Soulful Sundays: Inevitability
- Blake Storey
- Feb 22
- 2 min read
Updated: 2 days ago
"You cannot escape the responsibility of tomorrow by evading it today." —Abraham Lincoln

Watching the Winter Olympics is beyond thrilling. The best athletes from each sport gather to compete on the biggest, iciest, and steepest stages in the world. The intensity is palpable—eighty-mile-per-hour luge runs, massive ski jumps, twists and flips in the half-pipe, and incredible velocity everywhere. The level of preparation, commitment, and daring is unparalleled, and most competitors would sacrifice anything for a place on the podium. It is this devotion—shall we say obsession—to greatness that separates the good from the elite. By the time they reach the Olympics, there is a certain degree of inevitability about how things will unfold.

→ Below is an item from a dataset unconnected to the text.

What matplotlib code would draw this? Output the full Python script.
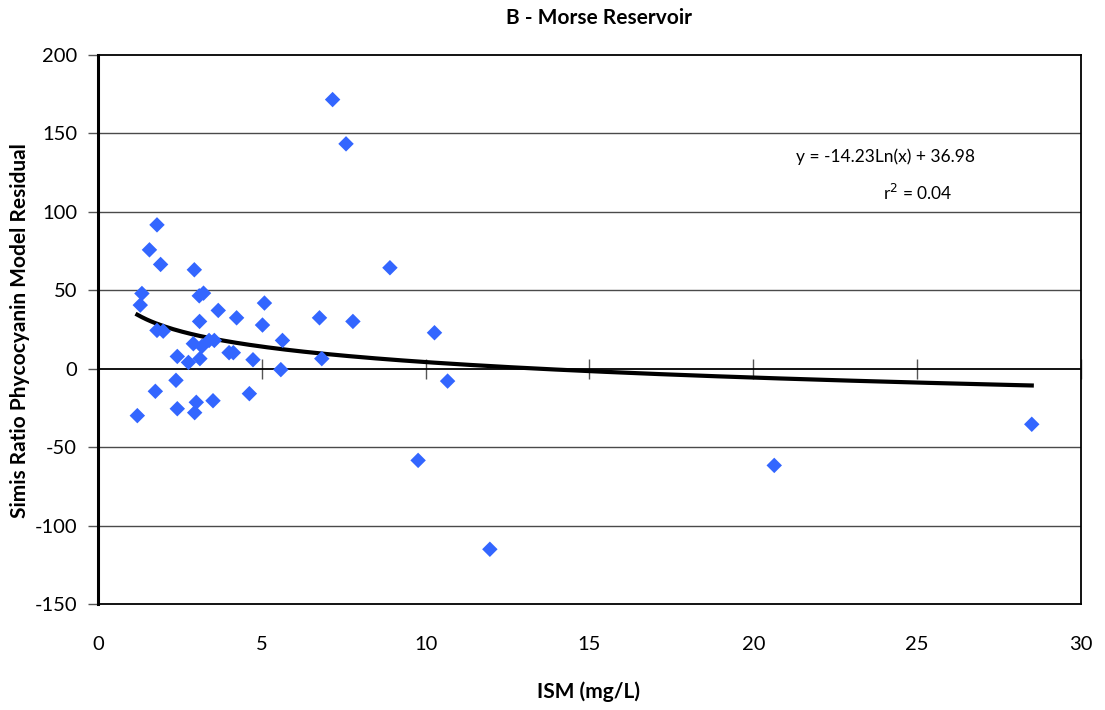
import numpy as np
import matplotlib
matplotlib.use("Agg")
import matplotlib.pyplot as plt

# ISM concentration (mg/L) and phycocyanin model residual for each sample
ism = [1.80, 1.57, 1.91, 2.94, 1.34, 1.29, 3.22, 3.09, 3.67, 4.23,
       5.08, 5.02, 5.63, 3.10, 1.80, 1.99, 2.91, 3.17, 3.39, 3.55,
       4.00, 4.13, 4.73, 5.58, 2.42, 2.76, 3.11, 2.38, 1.75, 4.62,
       2.42, 3.00, 2.95, 3.51, 1.20,
       7.16, 7.57, 8.91, 6.76, 7.78, 6.83, 10.27, 10.67, 9.77, 11.96,
       20.64, 28.50]
residual = [91.6, 75.7, 66.4, 63.0, 47.9, 40.5, 48.1, 46.4, 37.1, 32.4,
            41.8, 27.8, 18.0, 30.1, 24.4, 23.9, 15.9, 14.2, 18.0, 18.0,
            10.2, 10.2, 5.7, -0.6, 7.8, 4.0, 6.4, -7.4, -14.4, -15.9,
            -25.5, -21.4, -28.0, -20.4, -29.9,
            171.4, 143.2, 64.3, 32.4, 30.1, 6.4, 22.9, -7.9, -58.4, -115.0,
            -61.6, -35.4]

# Logarithmic trend line coefficients
slope = -14.23
intercept = 36.98
r_squared = 0.04

x_ticks = [0, 5, 10, 15, 20, 25, 30]
y_ticks = [-150, -100, -50, 0, 50, 100, 150, 200]

plt.rcParams['font.family'] = ['Lato', 'DejaVu Sans']
plt.rcParams['axes.unicode_minus'] = False

fig = plt.figure(figsize=(11.05, 7.10), dpi=100)
ax = fig.add_axes([0.0887, 0.149, 0.8895, 0.774])

ax.set_xlim(0, 30)
ax.set_ylim(-150, 200)

# horizontal gridlines
for yv in y_ticks[1:-1]:
    ax.axhline(yv, color='#000000' if yv == 0 else '#4a4a4a',
               lw=1.3 if yv == 0 else 1.0, zorder=1)

# trend line
xs = np.linspace(min(ism), max(ism), 200)
ax.plot(xs, slope * np.log(xs) + intercept, color='black', lw=3, zorder=2)

ax.scatter(ism, residual, marker='D', s=62, color='#3366FF',
           edgecolors='none', zorder=3)

for side in ['top', 'right', 'bottom']:
    ax.spines[side].set_color('black')
    ax.spines[side].set_linewidth(1.3)
ax.spines['left'].set_linewidth(2.2)

ax.set_xticks(x_ticks)
ax.set_yticks(y_ticks)
ax.tick_params(axis='x', length=0, pad=23, labelsize=14.5)
ax.tick_params(axis='y', length=7, width=1.0, color='#555555',
               pad=8, labelsize=14.5)

# tick marks along the zero line
sec = ax.secondary_xaxis(0, transform=ax.transData)
sec.spines['bottom'].set_visible(False)
sec.set_xticks(x_ticks)
sec.tick_params(axis='x', direction='inout', length=14, width=1.0,
                color='#555555', labelbottom=False)

ax.text(0.801, 0.8145, f'y = {slope:.2f}Ln(x) + {intercept:.2f}',
        transform=ax.transAxes, ha='center', va='center', fontsize=12.5)
ax.text(0.834, 0.749, f'r$^{{2}}$ = {r_squared:.2f}',
        transform=ax.transAxes, ha='center', va='center', fontsize=12.5)

fig.text(0.542, 0.974, 'B - Morse Reservoir', ha='center', va='center',
         fontsize=15, fontweight='bold')
fig.text(0.533, 1 - 692 / 710, 'ISM (mg/L)', ha='center', va='center',
         fontsize=15, fontweight='bold')
fig.text(20 / 1105, 0.535, 'Simis Ratio Phycocyanin Model Residual',
         ha='center', va='center', rotation=90, fontsize=15,
         fontweight='bold')

fig.savefig('out.png', dpi=100, facecolor='white')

Luck plays a role, but it can only do so much at that level.
While we may seem disconnected from the incredible feats of Olympians, we are all choosing to become masters in our own right. Each day sets the stage for practice, and whether or not we acknowledge it, we are all getting better at something. Consider the concept of behavioral reinforcement—behaviors that are rewarded are repeated, and those that are not fade. This applies to positive and negative activities alike. Whether we train to land a triple Salchow on the ice or train ourselves to procrastinate on our phones, the process is identical. What we do repeatedly eventually becomes inevitable.

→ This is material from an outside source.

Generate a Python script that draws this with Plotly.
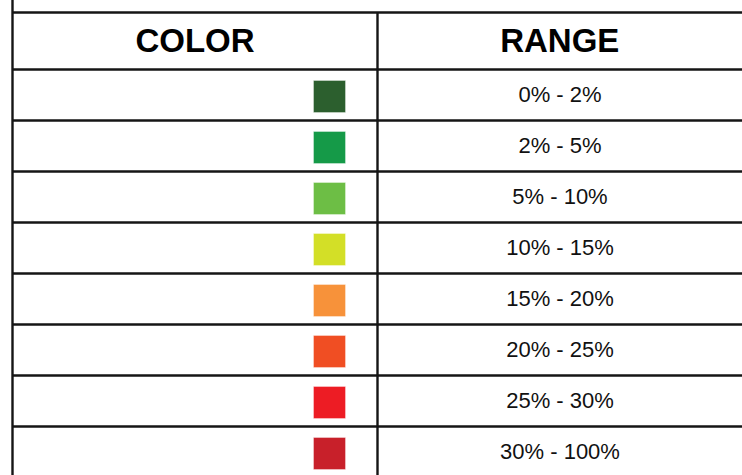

Each moment requires deliberate choice. Even the most inconsequential action has the power to lead to an unintended outcome. Small decisions can snowball into something great or something destructive, and by the time we mobilize to change course, it may feel too late. The die seems cast. The crash feels inevitable. Yet knowing—or even assuming—the future is not our place as human beings. Even if we believe we can see the outcome, there is still a process creating it. Certainty is no excuse for shirking responsibility. Late in the game, comebacks still happen. Fate can be rewritten by focused action. Few of us are built for the Olympic standard, but all of us can live like it.